Obama Presidency a 'Stretch' for Voters

The Associated Press
Tuesday, August 21, 2007; 11:39 AM

WASHINGTON -- Barack Obama knows it's a stretch to think of him as president.

Just 46 years old and three years out of the Illinois legislature, the freshman senator also understands that the clock is ticking on his chance to surmount that "certain threshold" and convince voters he's ready for the White House.

"The challenge for us is to let people know what I've accomplished at a time when the campaign schedule is getting so compressed," Obama said in a recent interview. "I just don't have much time to make that case."

He's right about that. Iowa Democrats begin winnowing the field late this year or in early January with their first-in-the nation caucuses. Then comes a few more early voting states before a multistate primary on Feb. 5 that could determine the nomination.

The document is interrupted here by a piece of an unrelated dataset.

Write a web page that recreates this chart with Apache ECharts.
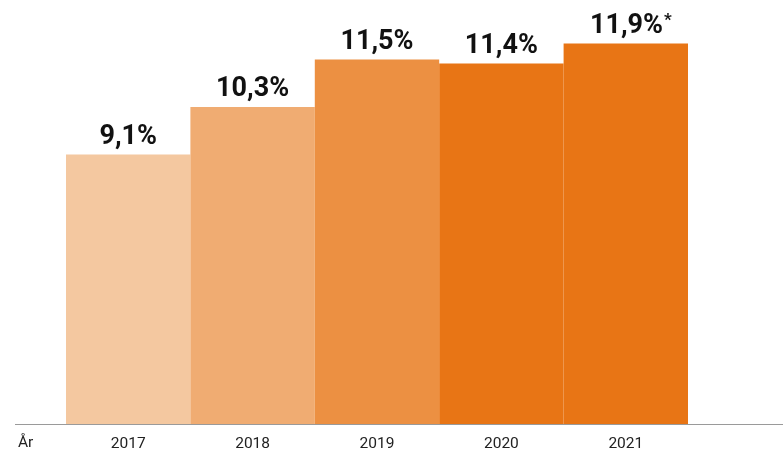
<!DOCTYPE html>
<html>
<head>
<meta charset="utf-8">
<script src="https://cdn.jsdelivr.net/npm/echarts@6/dist/echarts.min.js"></script>
<style>
  html, body { margin: 0; padding: 0; background: #fff; }
  #chart { width: 783px; height: 455px; }
</style>
</head>
<body>
<div id="chart"></div>
<script>
// data
const years = ['2017', '2018', '2019', '2020', '2021'];
const shares = [9.1, 10.3, 11.5, 11.4, 11.9];
const barColors = ['#F4C8A0', '#F0AC72', '#EC9042', '#E87515', '#E87515'];
const footnoteYear = '2021';

const fmt = v => String(v).replace('.', ',') + '%';

let myChart = echarts.init(document.getElementById('chart'));

myChart.setOption({
  animation: false,
  grid: { left: 66, right: 95, top: 0, bottom: 31 },
  xAxis: {
    type: 'category',
    data: years,
    axisLine: { show: false },
    axisTick: { show: false },
    axisLabel: {
      fontFamily: 'Roboto',
      fontSize: 15.5,
      color: '#222',
      margin: 12
    }
  },
  yAxis: {
    type: 'value',
    min: 2.3,
    max: 13,
    show: false,
    splitLine: { show: false }
  },
  series: [{
    type: 'bar',
    barCategoryGap: 0,
    barWidth: '100%',
    data: shares.map((v, i) => ({
      value: v,
      itemStyle: { color: barColors[i] },
      label: years[i] === footnoteYear
        ? { formatter: '{a|' + fmt(v) + '}{s|*}', padding: [0, 0, 0, 10] }
        : {}
    })),
    label: {
      show: true,
      position: 'top',
      distance: 4,
      formatter: p => fmt(p.value),
      fontFamily: 'Roboto',
      fontWeight: 'bold',
      fontSize: 27,
      color: '#111',
      rich: {
        a: { fontFamily: 'Roboto', fontWeight: 'bold', fontSize: 27, color: '#111' },
        s: { fontFamily: 'Roboto', fontWeight: 'bold', fontSize: 17, color: '#111', verticalAlign: 'top', padding: [0, 0, 10, 1] }
      }
    }
  }],
  graphic: [
    {
      type: 'line',
      shape: { x1: 15, y1: 424.5, x2: 783, y2: 424.5 },
      style: { stroke: '#9a9a9a', lineWidth: 1 },
      z: 10
    },
    {
      type: 'text',
      left: 18,
      top: 435,
      style: { text: 'År', fontFamily: 'Roboto', fontSize: 15.5, fill: '#222' }
    }
  ]
});

window.onresize = function () {
  myChart.resize();
};
</script>
</body>
</html>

Sen. Hillary Rodham Clinton and 2004 Democratic vice presidential nominee John Edwards are tied with Obama in polls of Iowa Democrats. The former first lady has a huge lead in national surveys of Democratic voters, and the backing of a political machine built by her husband, former President Clinton.

Obama has the broadest network of grass-roots activists, or at least that seems to be the case based on the record number of people who have donated money to his campaign _ often in small amounts _ and the size of crowds at his campaign events.

He's also got a message that's fit for the times: Obama promises to bring change to a political system that most voters think is broken.

But he's got that nagging problem ...

"... People have to feel comfortable that, 'You know what? This guy can handle the job,'" he said between campaign stops last weekend in Iowa.

"It's a stretch for them because I haven't been on the national scene for long and haven't gone through the conventional paths that we traditionally draw for our presidents, so they've got to stretch a little bit during a period where there's a lot of stuff going on internationally, right?" said the unusually self-aware Obama.

Obama's rivals, especially Clinton, don't want voters making that leap of faith.

They pounce on Obama's every gaffe (i.e. referring to U.S. lives lost in Iraq as "wasted"), exploit any misstatement (saying 10,000 people died in a tornado that actually killed 12) and call Obama naive for stating the obvious (nuclear arms against Afghanistan and Pakistan are not an option).